Hegseth described his time in the 101st Airborne’s 3rd
Brigade Combat Team—the camaraderie, stress, and euphoria of combat—as
transformational. He emulated then-Colonel Michael Steele, a Black Hawk Down
veteran and brigade commander who he felt was wrongly held responsible for
attacks on civilians that occurred under his watch, one of the people who know
Hegseth told me.
Those rules of engagement are handed down from commanders
who are advised by military lawyers, called judge advocates general. Their aim
is to ensure that operations comply with U.S and international law.
Hegseth has dismissed JAGs as “jagoffs” and complained
that their decisions led to U.S. troops “fighting with one hand behind our
back” in Iraq and Afghanistan. “When you send Americans to war, their mandate
should be to lethally dominate the battlefield,” he wrote. “Our enemies should
get bullets, not attorneys.”
Hegseth’s approach at the Pentagon has reflected those
convictions. Since taking over a year ago, Hegseth has fired top generals and
flag officers and vowed to empower the trigger-pullers. Speaking to senior
uniformed leaders he summoned to a Marine base in Virginia last fall, Hegseth
said the military would fight wars to win, not to defend, and would end “stupid” restrictions on the use of
force. “We untie the hands of our warfighters to intimidate, demoralize, hunt,
and kill the enemies of our country,” he told hundreds of officers. “No more
politically correct and overbearing rules of engagement; just common sense,
maximum lethality, and authority for warfighters.”

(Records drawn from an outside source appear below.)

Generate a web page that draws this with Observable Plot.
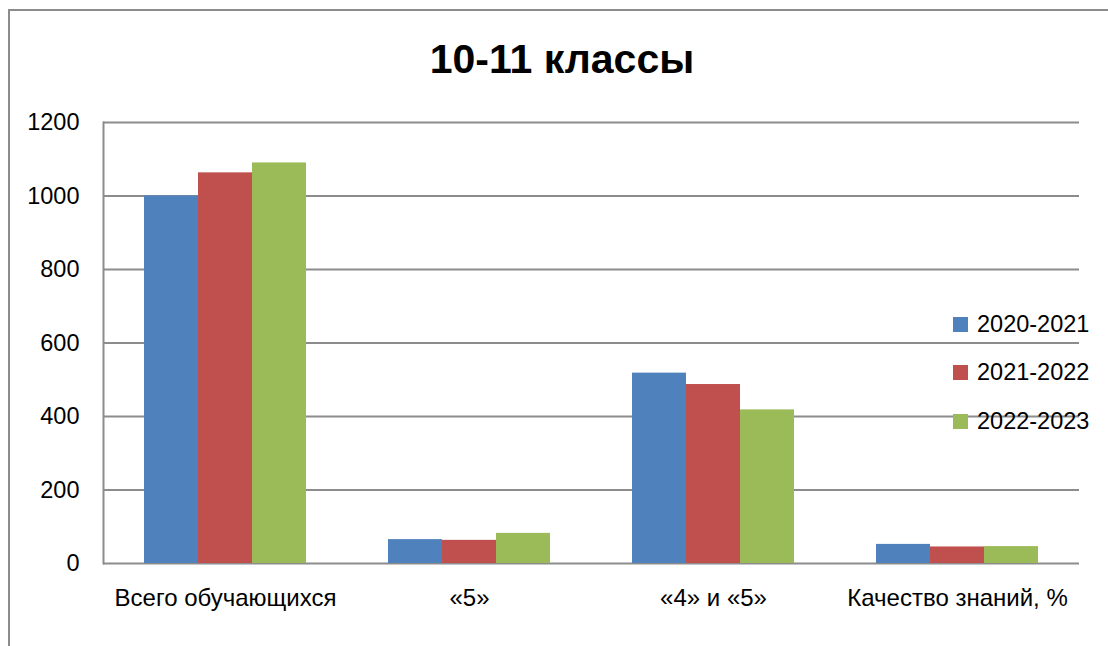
<!DOCTYPE html>
<html>
<head>
<meta charset="utf-8">
<script src="https://cdn.jsdelivr.net/npm/d3@7"></script>
<script src="https://cdn.jsdelivr.net/npm/@observablehq/plot@0.6"></script>
<style>
  html, body { margin: 0; padding: 0; background: #fff; }
  body { width: 1108px; height: 646px; position: relative; overflow: hidden; font-family: "Liberation Sans", Arial, sans-serif; }
  #frame { position: absolute; left: 8px; top: 9px; width: 1200px; height: 700px; border-left: 2px solid #8c8c8c; border-top: 2px solid #8c8c8c; box-sizing: border-box; }
  #title { position: absolute; left: 0; width: 1124px; top: 36px; text-align: center; font-size: 41px; font-weight: bold; color: #000; }
  .layer { position: absolute; left: 0; top: 100px; }
  #legend { position: absolute; left: 953px; top: 300px; font-size: 23.5px; color: #000; }
  .item { display: flex; align-items: center; height: 48.5px; }
  .sw { width: 15px; height: 15px; margin-right: 9px; }
</style>
</head>
<body>
<div id="frame"></div>
<div id="title">10-11 классы</div>
<div id="grid" class="layer"></div>
<div id="bars" class="layer"></div>
<div id="legend"></div>
<script>
const categories = ["Всего обучающихся", "«5»", "«4» и «5»", "Качество знаний, %"];
const series = ["2020-2021", "2021-2022", "2022-2023"];
const values2020 = [1000, 65, 518, 52];
const values2021 = [1063, 63, 487, 45];
const values2022 = [1090, 82, 418, 46];
const yTicks = [0, 200, 400, 600, 800, 1000, 1200];
const colors = ["#4F81BD", "#C0504D", "#9BBB59"];

const seriesValues = [values2020, values2021, values2022];
const data = [];
categories.forEach((c, i) => series.forEach((s, j) => data.push({category: c, series: s, value: seriesValues[j][i]})));

const W = 1108, H = 546;
const common = {
  width: W, height: H,
  marginLeft: 103, marginRight: 29, marginTop: 22, marginBottom: 83,
  style: {fontFamily: "'Liberation Sans', Arial, sans-serif", fontSize: "22px", color: "#000", background: "transparent", overflow: "visible"}
};
const bandOpts = {domain: categories, paddingInner: 0.337, paddingOuter: 0.1685};

const grid = Plot.plot({
  ...common,
  x: {type: "band", ...bandOpts, label: null, axis: null},
  y: {domain: [0, 1200], axis: null},
  marks: [
    Plot.ruleY(yTicks, {stroke: "#8c8c8c", strokeWidth: 2}),
    Plot.frame({anchor: "left", stroke: "#8c8c8c", strokeWidth: 2}),
    Plot.axisY(yTicks, {tickSize: 0, tickPadding: 24, fontSize: 23.5, label: null, tickFormat: d => String(d)}),
    Plot.axisX({tickSize: 0, tickPadding: 25, fontSize: 24, label: null})
  ]
});
document.getElementById("grid").appendChild(grid);

const bars = Plot.plot({
  ...common,
  fx: {...bandOpts, label: null, axis: null},
  x: {domain: series, padding: 0, axis: null},
  y: {domain: [0, 1200], axis: null},
  color: {domain: series, range: colors},
  marks: [
    Plot.barY(data, {fx: "category", x: "series", y: "value", fill: "series", insetLeft: 0, insetRight: 0})
  ]
});
document.getElementById("bars").appendChild(bars);

const legend = document.getElementById("legend");
series.forEach((s, j) => {
  const item = document.createElement("div");
  item.className = "item";
  const sw = document.createElement("div");
  sw.className = "sw";
  sw.style.background = colors[j];
  const t = document.createElement("span");
  t.textContent = s;
  item.appendChild(sw);
  item.appendChild(t);
  legend.appendChild(item);
});
</script>
</body>
</html>
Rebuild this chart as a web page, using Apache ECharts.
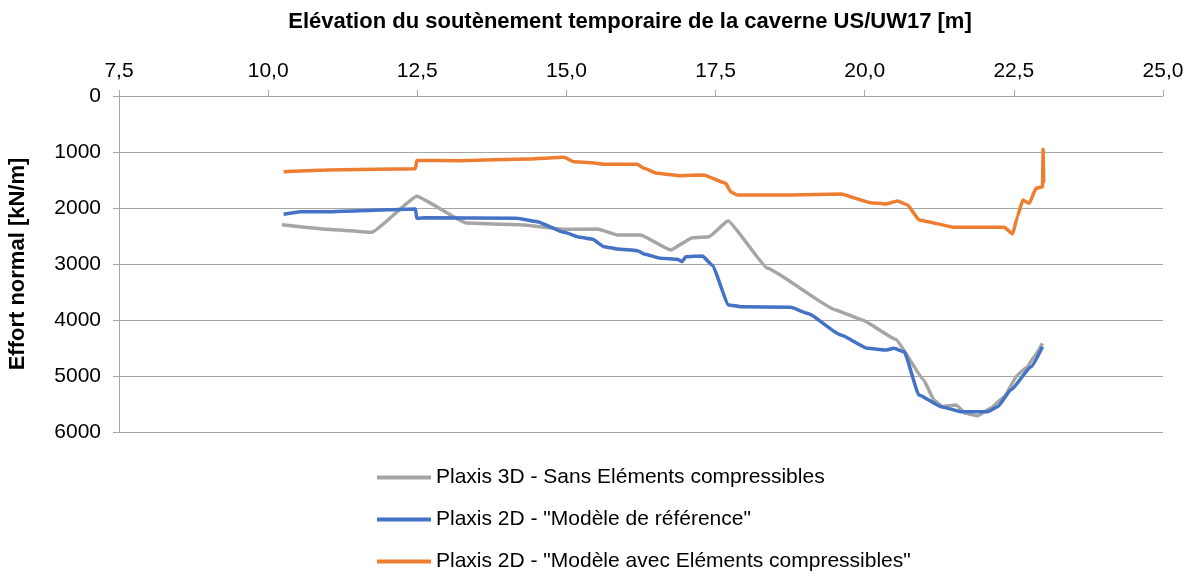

Hegseth has company among some other veterans of the
post-9/11 wars in believing that restrictive rules of engagement led to the
U.S. failures in Iraq and Afghanistan, because troops were prevented from
killing more insurgents, Jason Dempsey, a former Army officer who served two
years in Afghanistan, told me. Dempsey described Hegseth’s attitude this way:
“There should be no standards on the battlefield because it’s all us versus
them, black versus white, good versus evil, and there are no innocent or undecided
people in between.”
The importance of projecting strength and toughness is a deeply held belief for Hegseth, one of the people who know him told me. At the same time, Hegseth takes his cues from Trump, whose support is key to him keeping his role. In recent days, the president has distanced himself from his subordinates’ hot-blooded response to Pretti’s death, and his “border czar” has promised to wind down the federal immigration surge in Minnesota. In this case, Hegseth may be out of step with what his boss now wants.